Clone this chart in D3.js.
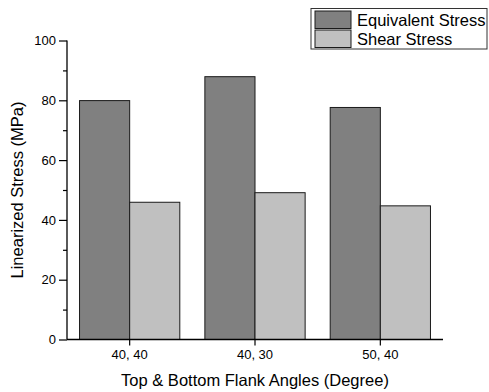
<!DOCTYPE html>
<html>
<head>
<meta charset="utf-8">
<script src="https://cdn.jsdelivr.net/npm/d3@7"></script>
<style>
  html, body { margin: 0; padding: 0; background: #fff; }
  svg text { font-family: "Liberation Sans", Arial, sans-serif; fill: #000; }
</style>
</head>
<body>
<svg id="chart" width="489" height="392"></svg>
<script>
// Flank angle combinations (top, bottom)
const categories = ["40, 40", "40, 30", "50, 40"];
const seriesNames = ["Equivalent Stress", "Shear Stress"];
const equivalentStress = [79.9, 87.9, 77.6];
const shearStress = [45.9, 49.1, 44.7];
const yTicks = [0, 20, 40, 60, 80, 100];
const yMinorTicks = [10, 30, 50, 70, 90];

const seriesColors = ["#808080", "#c0c0c0"];
const rows = categories.map((c, i) => ({ cat: c, values: [equivalentStress[i], shearStress[i]] }));

const svg = d3.select("#chart");
const plot = { left: 67, right: 443, top: 40.5, bottom: 339.5 };

const x = d3.scaleBand().domain(categories).range([plot.left, plot.right])
  .paddingInner(0.2).paddingOuter(0.1);
const xSub = d3.scaleBand().domain(d3.range(seriesNames.length)).range([0, x.bandwidth()]);
const y = d3.scaleLinear().domain([0, 100]).range([plot.bottom, plot.top]);

// Bars
const groups = svg.append("g").selectAll("g").data(rows).join("g")
  .attr("transform", d => `translate(${x(d.cat)},0)`);
groups.selectAll("rect").data(d => d.values).join("rect")
  .attr("x", (d, i) => xSub(i))
  .attr("y", d => y(d))
  .attr("width", xSub.bandwidth())
  .attr("height", d => y(0) - y(d))
  .attr("fill", (d, i) => seriesColors[i])
  .attr("stroke", "#1a1a1a")
  .attr("stroke-width", 1);

// Y axis with minor ticks
const yAxis = svg.append("g").attr("transform", `translate(${plot.left},0)`)
  .call(d3.axisLeft(y).tickValues(yTicks).tickSize(8).tickPadding(3).tickFormat(d3.format("d")));
svg.append("g").attr("transform", `translate(${plot.left},0)`)
  .call(d3.axisLeft(y).tickValues(yMinorTicks).tickSize(4).tickFormat(""))
  .select(".domain").remove();

// X axis
const xAxis = svg.append("g").attr("transform", `translate(0,${plot.bottom})`)
  .call(d3.axisBottom(x).tickSize(6).tickPadding(4).tickSizeOuter(0));

svg.selectAll(".domain").attr("stroke", "#000").attr("stroke-width", 1.3);
svg.selectAll(".tick line").attr("stroke", "#000").attr("stroke-width", 1.2);
svg.selectAll(".tick text").style("font-size", "13px").style("font-family", "'Liberation Sans', Arial, sans-serif");
yAxis.select(".domain").attr("d", `M0,${plot.bottom}V${plot.top}`);
xAxis.select(".domain").attr("d", `M${plot.left},0H${plot.right}`);

// Axis titles
svg.append("text")
  .attr("x", (plot.left + plot.right) / 2).attr("y", 386)
  .attr("text-anchor", "middle").style("font-size", "16.5px")
  .text("Top & Bottom Flank Angles (Degree)");
svg.append("text")
  .attr("transform", `translate(23,${(plot.top + plot.bottom) / 2}) rotate(-90)`)
  .attr("text-anchor", "middle").style("font-size", "16.5px")
  .text("Linearized Stress (MPa)");

// Legend
const legend = svg.append("g");
legend.append("rect").attr("x", 311).attr("y", 8.5).attr("width", 176).attr("height", 40.5)
  .attr("fill", "#fff").attr("stroke", "#333").attr("stroke-width", 1);
const items = legend.selectAll("g.item").data(seriesNames).join("g").attr("class", "item")
  .attr("transform", (d, i) => `translate(315,${11 + i * 19})`);
items.append("rect").attr("width", 36).attr("height", 17.5)
  .attr("fill", (d, i) => seriesColors[i]).attr("stroke", "#1a1a1a").attr("stroke-width", 1);
items.append("text").attr("x", 42).attr("y", 15).style("font-size", "16.5px").text(d => d);
</script>
</body>
</html>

——

§ Requirements
Return all of the data exactly as written, and drop the pictures.

§ Output below
Clone this chart in D3.js.
<!DOCTYPE html>
<html>
<head>
<meta charset="utf-8">
<script src="https://cdn.jsdelivr.net/npm/d3@7"></script>
<style>
  html, body { margin: 0; padding: 0; background: #fff; }
  svg text { font-family: "Liberation Sans", Arial, sans-serif; fill: #000; }
</style>
</head>
<body>
<svg id="chart" width="489" height="392"></svg>
<script>
// Flank angle combinations (top, bottom)
const categories = ["40, 40", "40, 30", "50, 40"];
const seriesNames = ["Equivalent Stress", "Shear Stress"];
const equivalentStress = [79.9, 87.9, 77.6];
const shearStress = [45.9, 49.1, 44.7];
const yTicks = [0, 20, 40, 60, 80, 100];
const yMinorTicks = [10, 30, 50, 70, 90];

const seriesColors = ["#808080", "#c0c0c0"];
const rows = categories.map((c, i) => ({ cat: c, values: [equivalentStress[i], shearStress[i]] }));

const svg = d3.select("#chart");
const plot = { left: 67, right: 443, top: 40.5, bottom: 339.5 };

const x = d3.scaleBand().domain(categories).range([plot.left, plot.right])
  .paddingInner(0.2).paddingOuter(0.1);
const xSub = d3.scaleBand().domain(d3.range(seriesNames.length)).range([0, x.bandwidth()]);
const y = d3.scaleLinear().domain([0, 100]).range([plot.bottom, plot.top]);

// Bars
const groups = svg.append("g").selectAll("g").data(rows).join("g")
  .attr("transform", d => `translate(${x(d.cat)},0)`);
groups.selectAll("rect").data(d => d.values).join("rect")
  .attr("x", (d, i) => xSub(i))
  .attr("y", d => y(d))
  .attr("width", xSub.bandwidth())
  .attr("height", d => y(0) - y(d))
  .attr("fill", (d, i) => seriesColors[i])
  .attr("stroke", "#1a1a1a")
  .attr("stroke-width", 1);

// Y axis with minor ticks
const yAxis = svg.append("g").attr("transform", `translate(${plot.left},0)`)
  .call(d3.axisLeft(y).tickValues(yTicks).tickSize(8).tickPadding(3).tickFormat(d3.format("d")));
svg.append("g").attr("transform", `translate(${plot.left},0)`)
  .call(d3.axisLeft(y).tickValues(yMinorTicks).tickSize(4).tickFormat(""))
  .select(".domain").remove();

// X axis
const xAxis = svg.append("g").attr("transform", `translate(0,${plot.bottom})`)
  .call(d3.axisBottom(x).tickSize(6).tickPadding(4).tickSizeOuter(0));

svg.selectAll(".domain").attr("stroke", "#000").attr("stroke-width", 1.3);
svg.selectAll(".tick line").attr("stroke", "#000").attr("stroke-width", 1.2);
svg.selectAll(".tick text").style("font-size", "13px").style("font-family", "'Liberation Sans', Arial, sans-serif");
yAxis.select(".domain").attr("d", `M0,${plot.bottom}V${plot.top}`);
xAxis.select(".domain").attr("d", `M${plot.left},0H${plot.right}`);

// Axis titles
svg.append("text")
  .attr("x", (plot.left + plot.right) / 2).attr("y", 386)
  .attr("text-anchor", "middle").style("font-size", "16.5px")
  .text("Top & Bottom Flank Angles (Degree)");
svg.append("text")
  .attr("transform", `translate(23,${(plot.top + plot.bottom) / 2}) rotate(-90)`)
  .attr("text-anchor", "middle").style("font-size", "16.5px")
  .text("Linearized Stress (MPa)");

// Legend
const legend = svg.append("g");
legend.append("rect").attr("x", 311).attr("y", 8.5).attr("width", 176).attr("height", 40.5)
  .attr("fill", "#fff").attr("stroke", "#333").attr("stroke-width", 1);
const items = legend.selectAll("g.item").data(seriesNames).join("g").attr("class", "item")
  .attr("transform", (d, i) => `translate(315,${11 + i * 19})`);
items.append("rect").attr("width", 36).attr("height", 17.5)
  .attr("fill", (d, i) => seriesColors[i]).attr("stroke", "#1a1a1a").attr("stroke-width", 1);
items.append("text").attr("x", 42).attr("y", 15).style("font-size", "16.5px").text(d => d);
</script>
</body>
</html>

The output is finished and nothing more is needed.